Aquele “sindicalista” (um prestigiado académico de renome mundial, com um h-index de 40, e mais de 20,000 citações no Google Scholar) é quase a antítese da imagem que tinha de um sindicalista. O objetivo da reunião foi dar as boas-vindas aos novos professores e explicar as regras do jogo: ao contrário doutros países, na Dinamarca um funcionário público, incluindo professor séniores no topo da carreira, podem ser despedidos, se os níveis de desempenho forem consistentemente abaixo do esperado.

Para exemplificar, foi discutido o caso de um académico despedido 2 anos antes. Apesar de raros, os despedimentos existem mesmo e o simples facto de ser verbalizado com naturalidade e publicamente, representa uma diferença fundamental da prática da gestão da função pública. No sistema público dinamarquês existem avaliações de desempenho anuais (as impronunciáveis “medarbejderudviklingsamtale” ou entrevistas de avaliação) que são levadas a sério e tem um impacto real no desempenho e nos prémios de reconhecimento. Em grande medida, isto ajuda a explicar as diferenças de desempenho entre as funções públicas de vários países, bem como a satisfação da população com os serviços públicos (e até com a vida em geral) que nos países nórdicos tende a estar entre as mais altas do mundo.

Como dizia Pessoa, “sendo nós portugueses, convém saber o que é que somos” e, no que respeita à gestão da coisa pública ou à responsabilização dos servidores públicos, temos métodos muito diferentes e talvez pudéssemos aprender algo com os congéneres nórdicos.
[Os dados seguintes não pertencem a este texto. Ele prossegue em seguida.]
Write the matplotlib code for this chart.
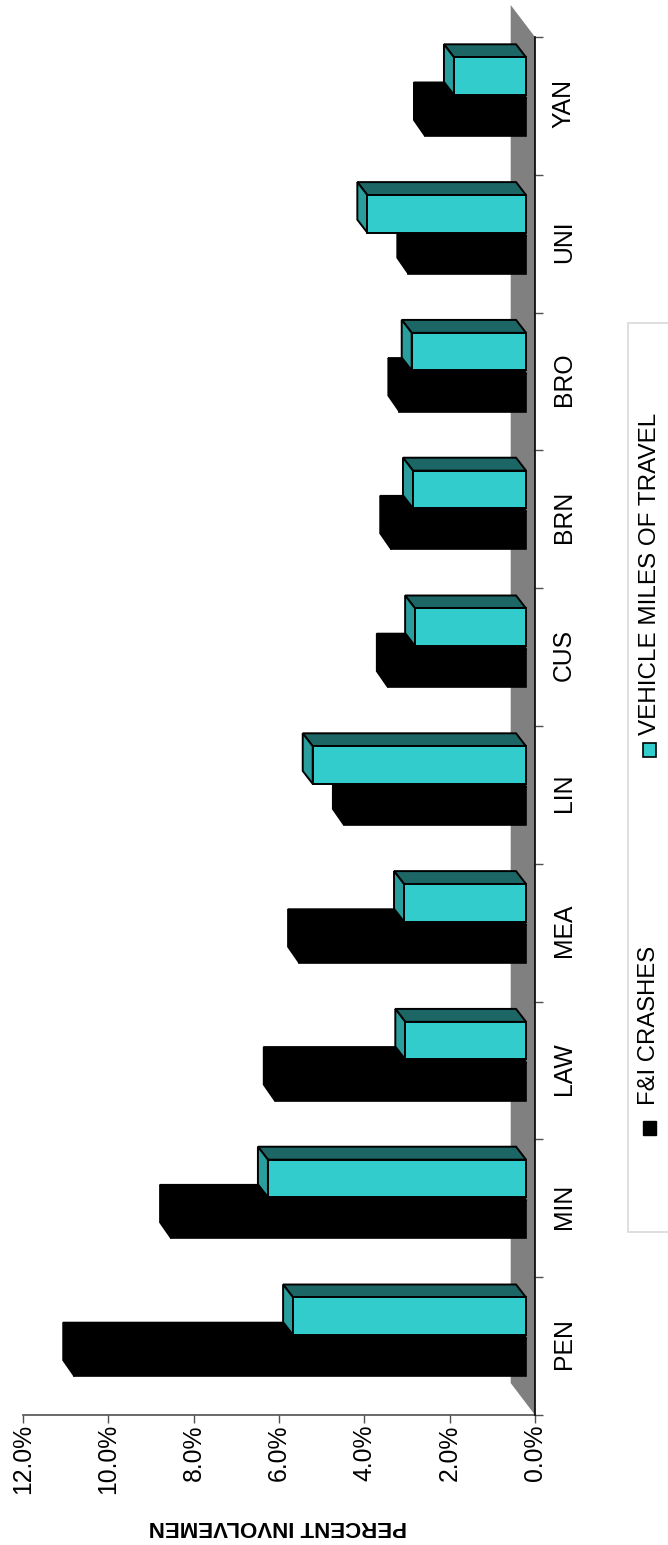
import matplotlib
matplotlib.use("Agg")
import matplotlib.pyplot as plt
from matplotlib.patches import Rectangle

plt.rcParams['font.family'] = ['Liberation Sans', 'DejaVu Sans']

categories = ["PEN", "MIN", "LAW", "MEA", "LIN", "CUS", "BRN", "BRO", "UNI", "YAN"]
crashes = [10.6, 8.33, 5.9, 5.33, 4.28, 3.25, 3.17, 2.98, 2.77, 2.38]
miles = [5.46, 6.05, 2.83, 2.86, 5.0, 2.6, 2.65, 2.68, 3.72, 1.69]
value_ticks = [0, 2, 4, 6, 8, 10, 12]
value_labels = ["0.0%", "2.0%", "4.0%", "6.0%", "8.0%", "10.0%", "12.0%"]

W, H = 668, 1545
fig = plt.figure(figsize=(W / 100, H / 100), dpi=100)
ax = fig.add_axes([23 / W, (H - 1415) / H, 512 / W, 1378 / H])
ax.set_xlim(12, 0)
ax.set_ylim(0, 10)

# floor/wall band
wall_x = 0.57
wall_y = 0.232
ax.fill([0, wall_x, wall_x, 0], [0, wall_y, 10 + wall_y, 10],
        color="#808080", lw=0, zorder=1, clip_on=False)


def bar3d(i, val, y0, y1, dx, dy, base, front, top, side, lw):
    x0 = base
    x1 = base + val
    yb = i + y0
    yt = i + y1
    ax.fill([x0, x1, x1 + dx, x0 + dx], [yt, yt, yt + dy, yt + dy],
            fc=top, ec="black", lw=lw, zorder=3, clip_on=False)
    ax.fill([x1, x1 + dx, x1 + dx, x1], [yb, yb + dy, yt + dy, yt],
            fc=side, ec="black", lw=lw, zorder=3, clip_on=False)
    ax.fill([x0, x1, x1, x0], [yb, yb, yt, yt],
            fc=front, ec="black", lw=lw, zorder=3, clip_on=False)


for i in range(len(categories)):
    bar3d(i, crashes[i], 0.282, 0.555, 0.26, 0.116, 0.2, "black", "black", "black", 1.2)
    bar3d(i, miles[i], 0.58, 0.853, 0.234, 0.094, 0.21, "#33CCCC", "#1C6666", "#2A9D9D", 1.4)

for s in ["top", "left"]:
    ax.spines[s].set_visible(False)
ax.spines["right"].set_color("black")
ax.spines["right"].set_linewidth(1.2)
ax.spines["right"].set_zorder(5)
ax.spines["bottom"].set_color("#505050")
ax.spines["bottom"].set_linewidth(1.2)

ax.set_xticks(value_ticks)
ax.set_xticklabels(value_labels, rotation=90, fontsize=17.8)
ax.tick_params(axis="x", length=5.8, width=1, color="#505050", pad=0.8)

ax.yaxis.tick_right()
ax.set_yticks(range(11))
ax.set_yticklabels([])
ax.tick_params(axis="y", which="major", length=5.8, width=1, color="#505050")
ax.set_yticks([i + 0.515 for i in range(10)], minor=True)
ax.set_yticklabels(categories, minor=True, rotation=90, fontsize=17.8, va="center")
ax.tick_params(axis="y", which="minor", length=0, pad=12)

# overlay in pixel coordinates for title and legend
ov = fig.add_axes([0, 0, 1, 1])
ov.set_xlim(0, W)
ov.set_ylim(H, 0)
ov.axis("off")
ov.patch.set_alpha(0)

ov.text(278, 1526.5, "PERCENT INVOLVEMEN", rotation=180, fontsize=16, fontweight="bold",
        ha="center", va="center")

ov.add_patch(Rectangle((628, 323), 60, 909, fc="white", ec="#D9D9D9", lw=1.2))
ov.add_patch(Rectangle((643, 1121), 13, 14, fc="black", ec="black", lw=1))
ov.add_patch(Rectangle((643, 743), 13, 14, fc="#33CCCC", ec="black", lw=1.2))
ov.text(649, 1105, "F&I CRASHES", rotation=90, fontsize=17.2, ha="center", va="bottom")
ov.text(649.5, 735, "VEHICLE MILES OF TRAVEL", rotation=90, fontsize=17.5, ha="center", va="bottom")

fig.savefig("out.png", dpi=100)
E claro que o profissionalismo dos funcionários do estado tem várias facetas. Veja-se a forma determinada como os militares dinamarqueses defendem a minúscula ilha Hans, um rochedo inabitado com cerca de 1,3 km2 que é disputado também pelo Canadá: quando os militares canadianos visitam a ilha deixam uma garrafa de whisky para os rivais, ao que os dinamarqueses retribuem deixando “schnapps” (as suas poderosas aguardentes)!